Task to carry out:
It is required that all of the data be written out exactly.

Source excerpt:
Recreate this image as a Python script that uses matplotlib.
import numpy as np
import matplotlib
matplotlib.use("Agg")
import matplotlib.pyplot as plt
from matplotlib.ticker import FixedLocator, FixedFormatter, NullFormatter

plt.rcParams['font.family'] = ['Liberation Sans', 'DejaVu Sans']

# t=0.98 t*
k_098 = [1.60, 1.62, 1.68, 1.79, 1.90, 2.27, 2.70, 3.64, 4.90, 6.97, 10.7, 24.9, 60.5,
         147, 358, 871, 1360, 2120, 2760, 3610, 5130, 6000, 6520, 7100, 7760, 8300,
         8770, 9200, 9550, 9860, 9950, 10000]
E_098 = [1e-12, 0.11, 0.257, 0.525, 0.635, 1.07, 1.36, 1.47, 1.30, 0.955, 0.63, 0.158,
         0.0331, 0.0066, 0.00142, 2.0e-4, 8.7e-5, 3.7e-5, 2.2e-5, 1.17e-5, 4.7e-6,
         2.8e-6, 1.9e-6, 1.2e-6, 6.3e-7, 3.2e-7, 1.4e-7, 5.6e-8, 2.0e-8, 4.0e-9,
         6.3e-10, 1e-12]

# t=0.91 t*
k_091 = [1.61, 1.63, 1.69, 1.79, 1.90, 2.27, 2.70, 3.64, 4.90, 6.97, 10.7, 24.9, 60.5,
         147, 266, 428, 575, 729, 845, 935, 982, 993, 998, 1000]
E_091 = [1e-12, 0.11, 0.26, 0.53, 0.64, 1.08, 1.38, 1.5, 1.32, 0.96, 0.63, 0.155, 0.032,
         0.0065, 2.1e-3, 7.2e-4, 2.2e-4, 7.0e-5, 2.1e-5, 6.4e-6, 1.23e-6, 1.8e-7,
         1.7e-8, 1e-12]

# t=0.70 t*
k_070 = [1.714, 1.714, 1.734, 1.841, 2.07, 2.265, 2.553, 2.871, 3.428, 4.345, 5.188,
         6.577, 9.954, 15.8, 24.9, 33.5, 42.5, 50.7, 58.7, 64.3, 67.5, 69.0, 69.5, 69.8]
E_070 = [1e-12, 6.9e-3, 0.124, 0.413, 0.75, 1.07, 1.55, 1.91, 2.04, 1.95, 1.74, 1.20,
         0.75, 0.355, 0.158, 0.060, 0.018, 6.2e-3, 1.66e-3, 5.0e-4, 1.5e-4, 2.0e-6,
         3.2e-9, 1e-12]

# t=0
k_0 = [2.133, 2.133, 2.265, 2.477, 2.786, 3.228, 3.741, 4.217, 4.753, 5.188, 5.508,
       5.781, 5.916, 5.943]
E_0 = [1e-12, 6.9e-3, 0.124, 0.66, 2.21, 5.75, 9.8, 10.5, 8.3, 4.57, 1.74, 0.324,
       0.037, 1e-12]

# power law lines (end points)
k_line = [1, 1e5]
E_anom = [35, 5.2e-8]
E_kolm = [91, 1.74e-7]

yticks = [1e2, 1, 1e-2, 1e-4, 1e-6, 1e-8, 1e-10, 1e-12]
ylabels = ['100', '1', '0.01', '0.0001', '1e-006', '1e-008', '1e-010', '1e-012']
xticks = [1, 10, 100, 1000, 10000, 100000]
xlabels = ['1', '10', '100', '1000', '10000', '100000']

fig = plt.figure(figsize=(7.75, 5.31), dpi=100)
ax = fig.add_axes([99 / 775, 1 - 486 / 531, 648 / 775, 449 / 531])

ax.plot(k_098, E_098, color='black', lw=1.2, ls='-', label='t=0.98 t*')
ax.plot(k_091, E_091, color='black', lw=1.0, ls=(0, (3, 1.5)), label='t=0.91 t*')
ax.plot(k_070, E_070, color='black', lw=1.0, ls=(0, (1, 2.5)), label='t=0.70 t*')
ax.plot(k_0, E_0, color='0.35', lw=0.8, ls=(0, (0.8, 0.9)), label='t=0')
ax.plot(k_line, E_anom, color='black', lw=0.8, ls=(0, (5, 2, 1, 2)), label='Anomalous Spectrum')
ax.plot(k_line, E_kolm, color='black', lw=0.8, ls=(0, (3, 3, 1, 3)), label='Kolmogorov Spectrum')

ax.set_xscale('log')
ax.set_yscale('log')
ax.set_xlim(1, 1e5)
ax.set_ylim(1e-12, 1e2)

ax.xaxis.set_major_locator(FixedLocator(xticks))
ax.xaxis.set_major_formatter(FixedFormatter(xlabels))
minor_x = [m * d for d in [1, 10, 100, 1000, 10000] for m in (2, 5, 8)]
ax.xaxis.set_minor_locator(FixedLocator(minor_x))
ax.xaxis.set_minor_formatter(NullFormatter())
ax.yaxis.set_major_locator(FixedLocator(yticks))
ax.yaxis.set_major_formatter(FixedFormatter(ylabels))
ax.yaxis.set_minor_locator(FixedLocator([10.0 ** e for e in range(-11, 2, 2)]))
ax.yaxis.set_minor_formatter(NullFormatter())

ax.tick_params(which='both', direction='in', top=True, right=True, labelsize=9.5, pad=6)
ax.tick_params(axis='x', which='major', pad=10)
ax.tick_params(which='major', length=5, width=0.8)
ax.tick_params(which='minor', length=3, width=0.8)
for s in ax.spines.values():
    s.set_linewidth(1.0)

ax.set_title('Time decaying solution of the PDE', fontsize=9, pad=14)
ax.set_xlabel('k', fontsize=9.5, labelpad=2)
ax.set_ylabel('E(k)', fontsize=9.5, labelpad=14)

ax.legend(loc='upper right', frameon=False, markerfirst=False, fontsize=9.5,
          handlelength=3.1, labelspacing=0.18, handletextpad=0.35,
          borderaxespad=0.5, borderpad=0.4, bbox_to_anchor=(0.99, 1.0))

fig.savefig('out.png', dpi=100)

Output:
Recreate this image as a Python script that uses matplotlib.
import numpy as np
import matplotlib
matplotlib.use("Agg")
import matplotlib.pyplot as plt
from matplotlib.ticker import FixedLocator, FixedFormatter, NullFormatter

plt.rcParams['font.family'] = ['Liberation Sans', 'DejaVu Sans']

# t=0.98 t*
k_098 = [1.60, 1.62, 1.68, 1.79, 1.90, 2.27, 2.70, 3.64, 4.90, 6.97, 10.7, 24.9, 60.5,
         147, 358, 871, 1360, 2120, 2760, 3610, 5130, 6000, 6520, 7100, 7760, 8300,
         8770, 9200, 9550, 9860, 9950, 10000]
E_098 = [1e-12, 0.11, 0.257, 0.525, 0.635, 1.07, 1.36, 1.47, 1.30, 0.955, 0.63, 0.158,
         0.0331, 0.0066, 0.00142, 2.0e-4, 8.7e-5, 3.7e-5, 2.2e-5, 1.17e-5, 4.7e-6,
         2.8e-6, 1.9e-6, 1.2e-6, 6.3e-7, 3.2e-7, 1.4e-7, 5.6e-8, 2.0e-8, 4.0e-9,
         6.3e-10, 1e-12]

# t=0.91 t*
k_091 = [1.61, 1.63, 1.69, 1.79, 1.90, 2.27, 2.70, 3.64, 4.90, 6.97, 10.7, 24.9, 60.5,
         147, 266, 428, 575, 729, 845, 935, 982, 993, 998, 1000]
E_091 = [1e-12, 0.11, 0.26, 0.53, 0.64, 1.08, 1.38, 1.5, 1.32, 0.96, 0.63, 0.155, 0.032,
         0.0065, 2.1e-3, 7.2e-4, 2.2e-4, 7.0e-5, 2.1e-5, 6.4e-6, 1.23e-6, 1.8e-7,
         1.7e-8, 1e-12]

# t=0.70 t*
k_070 = [1.714, 1.714, 1.734, 1.841, 2.07, 2.265, 2.553, 2.871, 3.428, 4.345, 5.188,
         6.577, 9.954, 15.8, 24.9, 33.5, 42.5, 50.7, 58.7, 64.3, 67.5, 69.0, 69.5, 69.8]
E_070 = [1e-12, 6.9e-3, 0.124, 0.413, 0.75, 1.07, 1.55, 1.91, 2.04, 1.95, 1.74, 1.20,
         0.75, 0.355, 0.158, 0.060, 0.018, 6.2e-3, 1.66e-3, 5.0e-4, 1.5e-4, 2.0e-6,
         3.2e-9, 1e-12]

# t=0
k_0 = [2.133, 2.133, 2.265, 2.477, 2.786, 3.228, 3.741, 4.217, 4.753, 5.188, 5.508,
       5.781, 5.916, 5.943]
E_0 = [1e-12, 6.9e-3, 0.124, 0.66, 2.21, 5.75, 9.8, 10.5, 8.3, 4.57, 1.74, 0.324,
       0.037, 1e-12]

# power law lines (end points)
k_line = [1, 1e5]
E_anom = [35, 5.2e-8]
E_kolm = [91, 1.74e-7]

yticks = [1e2, 1, 1e-2, 1e-4, 1e-6, 1e-8, 1e-10, 1e-12]
ylabels = ['100', '1', '0.01', '0.0001', '1e-006', '1e-008', '1e-010', '1e-012']
xticks = [1, 10, 100, 1000, 10000, 100000]
xlabels = ['1', '10', '100', '1000', '10000', '100000']

fig = plt.figure(figsize=(7.75, 5.31), dpi=100)
ax = fig.add_axes([99 / 775, 1 - 486 / 531, 648 / 775, 449 / 531])

ax.plot(k_098, E_098, color='black', lw=1.2, ls='-', label='t=0.98 t*')
ax.plot(k_091, E_091, color='black', lw=1.0, ls=(0, (3, 1.5)), label='t=0.91 t*')
ax.plot(k_070, E_070, color='black', lw=1.0, ls=(0, (1, 2.5)), label='t=0.70 t*')
ax.plot(k_0, E_0, color='0.35', lw=0.8, ls=(0, (0.8, 0.9)), label='t=0')
ax.plot(k_line, E_anom, color='black', lw=0.8, ls=(0, (5, 2, 1, 2)), label='Anomalous Spectrum')
ax.plot(k_line, E_kolm, color='black', lw=0.8, ls=(0, (3, 3, 1, 3)), label='Kolmogorov Spectrum')

ax.set_xscale('log')
ax.set_yscale('log')
ax.set_xlim(1, 1e5)
ax.set_ylim(1e-12, 1e2)

ax.xaxis.set_major_locator(FixedLocator(xticks))
ax.xaxis.set_major_formatter(FixedFormatter(xlabels))
minor_x = [m * d for d in [1, 10, 100, 1000, 10000] for m in (2, 5, 8)]
ax.xaxis.set_minor_locator(FixedLocator(minor_x))
ax.xaxis.set_minor_formatter(NullFormatter())
ax.yaxis.set_major_locator(FixedLocator(yticks))
ax.yaxis.set_major_formatter(FixedFormatter(ylabels))
ax.yaxis.set_minor_locator(FixedLocator([10.0 ** e for e in range(-11, 2, 2)]))
ax.yaxis.set_minor_formatter(NullFormatter())

ax.tick_params(which='both', direction='in', top=True, right=True, labelsize=9.5, pad=6)
ax.tick_params(axis='x', which='major', pad=10)
ax.tick_params(which='major', length=5, width=0.8)
ax.tick_params(which='minor', length=3, width=0.8)
for s in ax.spines.values():
    s.set_linewidth(1.0)

ax.set_title('Time decaying solution of the PDE', fontsize=9, pad=14)
ax.set_xlabel('k', fontsize=9.5, labelpad=2)
ax.set_ylabel('E(k)', fontsize=9.5, labelpad=14)

ax.legend(loc='upper right', frameon=False, markerfirst=False, fontsize=9.5,
          handlelength=3.1, labelspacing=0.18, handletextpad=0.35,
          borderaxespad=0.5, borderpad=0.4, bbox_to_anchor=(0.99, 1.0))

fig.savefig('out.png', dpi=100)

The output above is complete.